I have been a developer for 14 years programming in Java, Groovy, Python, C#, C and several other languages. I currently work for The Babcock and Wilcox Corporation where I develop boring Enterprise Technology, specifically creating and managing customizations to a large proprietary J2EE application. In my spare time however, I work on all sorts of projects using many technologies from writing C for AVR microcontrollers to Java web based applications for automating my home. This blog is a way for me to show off my projects and how I built them.

Wed Jan 07 00:00:00 EST 2009

To get started with Xbee I am flashing all the firmware on the chips and making sure my newly built kits from Adafruit Industries are working correctly.
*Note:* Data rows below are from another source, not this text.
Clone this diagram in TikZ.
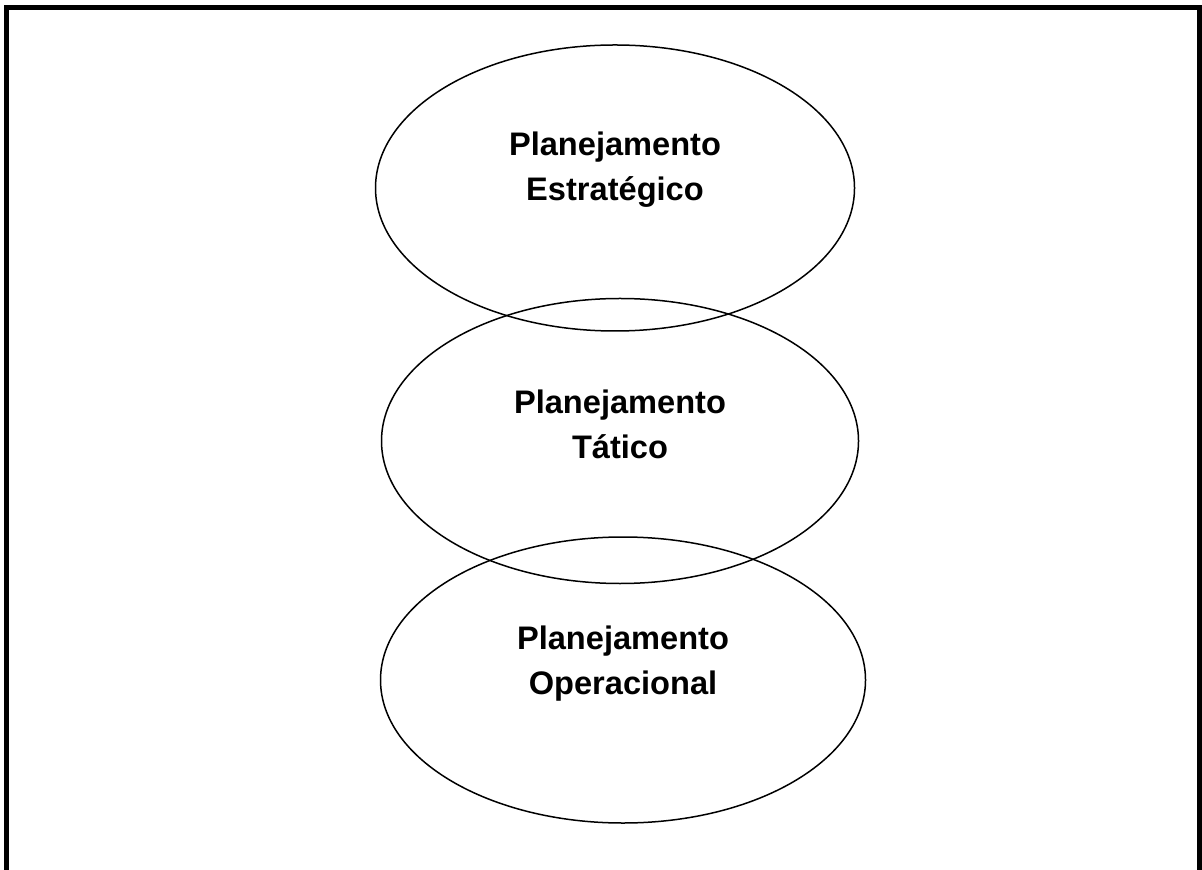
\documentclass[tikz,border=0pt]{standalone}
\usepackage{fontspec}
\setmainfont{Liberation Sans}
\usepackage{tikz}
\usetikzlibrary{shapes.geometric,positioning}
\tikzset{
  planEllipse/.style={draw=black, ellipse, line width=0.75pt, inner sep=0pt},
  planLabel/.style={font=\fontsize{16.3}{22.5}\selectfont\bfseries, align=center},
  frameLine/.style={line width=2.5pt, draw=black, miter limit=10}
}
\begin{document}
\begin{tikzpicture}[x=0.5pt,y=-0.5pt]
  \useasboundingbox (0,0) rectangle (1202,870);
  \draw[frameLine] (6.5,870) -- (6.5,7.5) -- (1199.5,7.5) -- (1199.5,870);
  \node[planEllipse, minimum width=239.5pt, minimum height=143pt] (estrat) at (615,188) {};
  \node[planEllipse, minimum width=238.5pt, minimum height=142.5pt] (tatico) at (620,441) {};
  \node[planEllipse, minimum width=242.5pt, minimum height=143pt] (operac) at (623,680) {};
  \node[planLabel] (estratTxt) at ([yshift=9pt]estrat.center) {Planejamento\\Estratégico};
  \node[planLabel] (taticoTxt) at ([yshift=8.5pt]tatico.center) {Planejamento\\Tático};
  \node[planLabel] (operacTxt) at ([yshift=8pt]operac.center) {Planejamento\\Operacional};
\end{tikzpicture}
\end{document}
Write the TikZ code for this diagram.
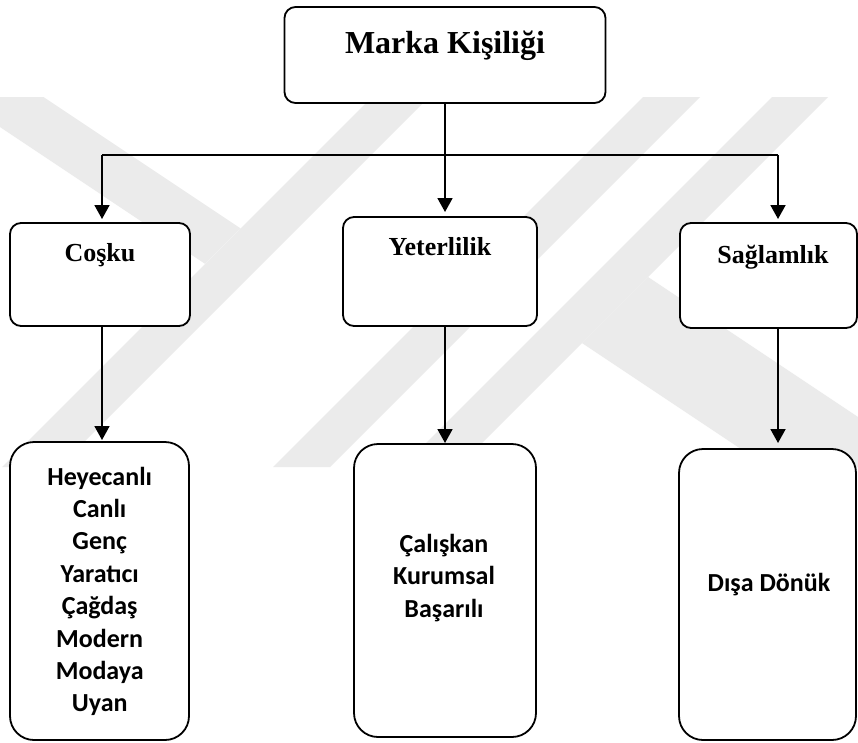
\documentclass[tikz,border=0pt]{standalone}
\usepackage{fontspec}
\setmainfont{Liberation Serif}
\newfontfamily\calibfont{Carlito}
\usetikzlibrary{arrows.meta}
\definecolor{wmgray}{HTML}{EBEBEB}
\begin{document}
\begin{tikzpicture}[x=1pt,y=-1pt,
  box/.style={draw, fill=white, line width=1.8pt, rounded corners=11pt, inner sep=0pt, outer sep=0pt},
  bigbox/.style={draw, fill=white, line width=1.8pt, rounded corners=24pt, inner sep=0pt, outer sep=0pt},
  headtxt/.style={font=\fontsize{26}{30}\selectfont\bfseries, anchor=base, inner sep=0pt},
  titletxt/.style={font=\fontsize{32}{36}\selectfont\bfseries, anchor=base, inner sep=0pt},
  listtxt/.style={font=\calibfont\bfseries\fontsize{26}{32.4}\selectfont, anchor=base, inner sep=0pt, align=center},
  conn/.style={line width=1.8pt},
  arr/.style={line width=1.8pt, -{Triangle[length=14pt,width=15pt]}},
  wm/.style={fill=wmgray, draw=none}
]
\useasboundingbox (0,0) rectangle (858,742);
\fill[white] (0,0) rectangle (858,742);
% watermark
\begin{scope}
\clip (0,97) rectangle (858,467);
\fill[wm] (-45,97) -- (43.5,97) -- (240.6,228.4) -- (205,263.8) -- cycle;
\fill[wm] (372,97) -- (429,97) -- (59,467) -- (2,467) -- cycle;
\fill[wm] (643,97) -- (700,97) -- (330,467) -- (273,467) -- cycle;
\fill[wm] (772,97) -- (828,97) -- (458,467) -- (402,467) -- cycle;
\fill[wm] (648,277) -- (858,417) -- (858,467) -- (768,467) -- (582,343) -- cycle;
\end{scope}
% boxes
\node[box, minimum width=321pt, minimum height=96pt] (top) at (445,55) {};
\node[box, minimum width=180pt, minimum height=103pt] (cosku) at (100,274.5) {};
\node[box, minimum width=194pt, minimum height=109pt] (yeter) at (440,271.5) {};
\node[box, minimum width=177pt, minimum height=105pt] (sag) at (768.5,275.5) {};
\node[bigbox, minimum width=179pt, minimum height=298pt] (b1) at (99.5,591) {};
\node[bigbox, minimum width=182pt, minimum height=293pt] (b2) at (445,590.5) {};
\node[bigbox, minimum width=177pt, minimum height=291pt] (b3) at (767.5,594.5) {};
% texts
\node[titletxt] (ttitle) at (445,53.5) {Marka Kişiliği};
\node[headtxt] (tcosku) at (100,261) {Coşku};
\node[headtxt] (tyeter) at (440,255) {Yeterlilik};
\node[headtxt] (tsag) at (773,263) {Sağlamlık};
\node[listtxt] (tb1) at (99.7,711.8) {Heyecanlı\\Canlı\\Genç\\Yaratıcı\\Çağdaş\\Modern\\Modaya\\Uyan};
\node[listtxt] (tb2) at (444,617) {Çalışkan\\Kurumsal\\Başarılı};
\node[listtxt] (tb3) at (769,591) {Dışa Dönük};
% connectors
\coordinate (jl) at (102,155);
\coordinate (jr) at (778,155);
\draw[conn] (jl) -- (jr);
\draw[arr, shorten >=4pt] (jl) -- (jl |- cosku.north);
\draw[arr, shorten >=4pt] (jr) -- (jr |- sag.north);
\draw[arr, shorten >=5pt] (top.south) -- (top.south |- yeter.north);
\draw[arr, shorten >=2pt] (cosku.south -| jl) -- (b1.north -| jl);
\draw[arr, shorten >=1pt] (yeter.south -| top.south) -- (b2.north -| top.south);
\draw[arr, shorten >=6pt] (sag.south -| jr) -- (b3.north -| jr);
\end{tikzpicture}
\end{document}
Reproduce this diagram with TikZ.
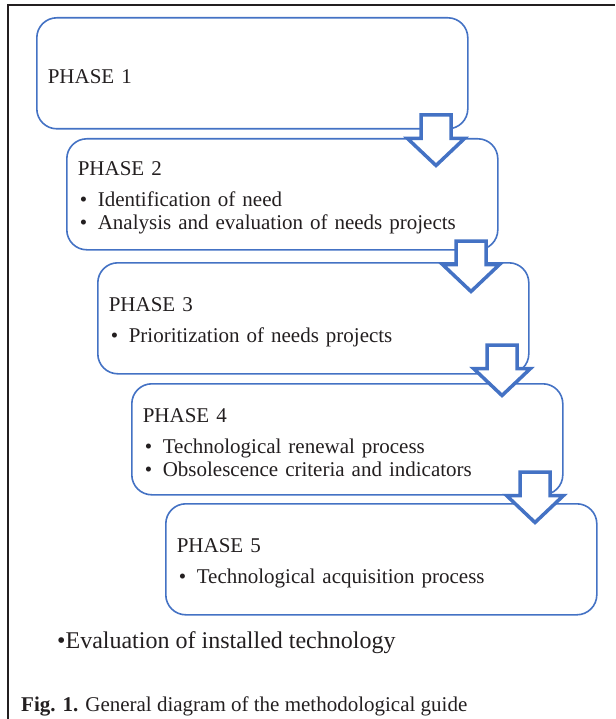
\documentclass[tikz,border=0pt]{standalone}
\usepackage{fontspec}
\setmainfont{Liberation Serif}
\usepackage{tikz}
\usetikzlibrary{positioning,calc}
\usepackage{xcolor}
\definecolor{phaseblue}{RGB}{68,114,196}
\definecolor{inkgray}{RGB}{35,31,32}
\tikzset{
    phase/.style={rectangle, rounded corners=20pt, draw=phaseblue, line width=1.6pt, fill=white, minimum width=431pt, minimum height=111pt, text width=409pt, inner xsep=11pt, align=left, anchor=north west, font=\fontsize{21}{23}\selectfont, text=inkgray},
    stepdown/.style={draw=phaseblue, line width=3.5pt, fill=white, line join=miter},
    frameline/.style={line width=2.5pt, draw=inkgray},
    note/.style={anchor=base west, inner sep=0pt, text=inkgray},
}
\newcommand{\bitem}[1]{\hspace*{2pt}\makebox[18pt][l]{\textbullet}#1}
\newcommand{\phead}[1]{\rule{0pt}{21.5pt}#1}

\begin{document}
\begin{tikzpicture}[x=1pt, y=-1pt]
    \useasboundingbox (0,0) rectangle (615,719);
    % Frame
    \draw[frameline] (8,719) -- (8,5) -- (615,5);

    % Phases
    \node[phase] (ph1) at (36,17) {\phead{PHASE 1}};
    \node[phase] (ph2) at (66,138) {\phead{PHASE 2}\\[8pt]\bitem{Identification of need}\\\bitem{Analysis and evaluation of needs projects}};
    \node[phase] (ph3) at (97,262) {\phead{PHASE 3}\\[8pt]\bitem{Prioritization of needs projects}};
    \node[phase] (ph4) at (131,383) {\phead{PHASE 4}\\[8pt]\bitem{Technological renewal process}\\\bitem{Obsolescence criteria and indicators}};
    \node[phase] (ph5) at (165,503) {\phead{PHASE 5}\\[8pt]\bitem{Technological acquisition process}};

    % Step arrows
    \foreach \cx/\ty in {436/113, 471/239, 502/343, 535/470} {
        \draw[stepdown] (\cx-15,\ty+2) -- (\cx+15,\ty+2) -- (\cx+15,\ty+25.5) -- (\cx+28.5,\ty+25.5)
            -- (\cx,\ty+52.5) -- (\cx-28.5,\ty+25.5) -- (\cx-15,\ty+25.5) -- cycle;
    }

    % Notes
    \node[note, font=\fontsize{24}{28}\selectfont] (evalnote) at (57,648.5) {\textbullet Evaluation of installed technology};
    \node[note, font=\fontsize{21}{24}\selectfont] (caption) at (21,711.5) {\textbf{Fig. 1.} General diagram of the methodological guide};
\end{tikzpicture}
\end{document}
In the picture I am using an arduino board without the chip as a USB to TTL-232 converter to talk to the Xbee Chip. I later ordered a couple of cables from Adafruit Industries that do this for you. They come in real handy!

If you couldn’t tell already why I had the helping hands in the previous picture… here is a closer look. It’s holding one of the wires connected to the Xbee directly to a point on the Arduino board that wasn’t exposed on one of the connectors. Hence why I found it a little nicer to order the USB-TTL232 cables. It worked just fine… but those USB-TTL232 Cables come in handy for so many things. I often use to debug my microcontrollers by hooking a max232 chip up to the microcontroller. I would then use a USB to RS232 cable to hook my computer to the MAX232 chip. Now I just plug the USB-TTL232 into my computer and hook it up directly to my chip. Works great.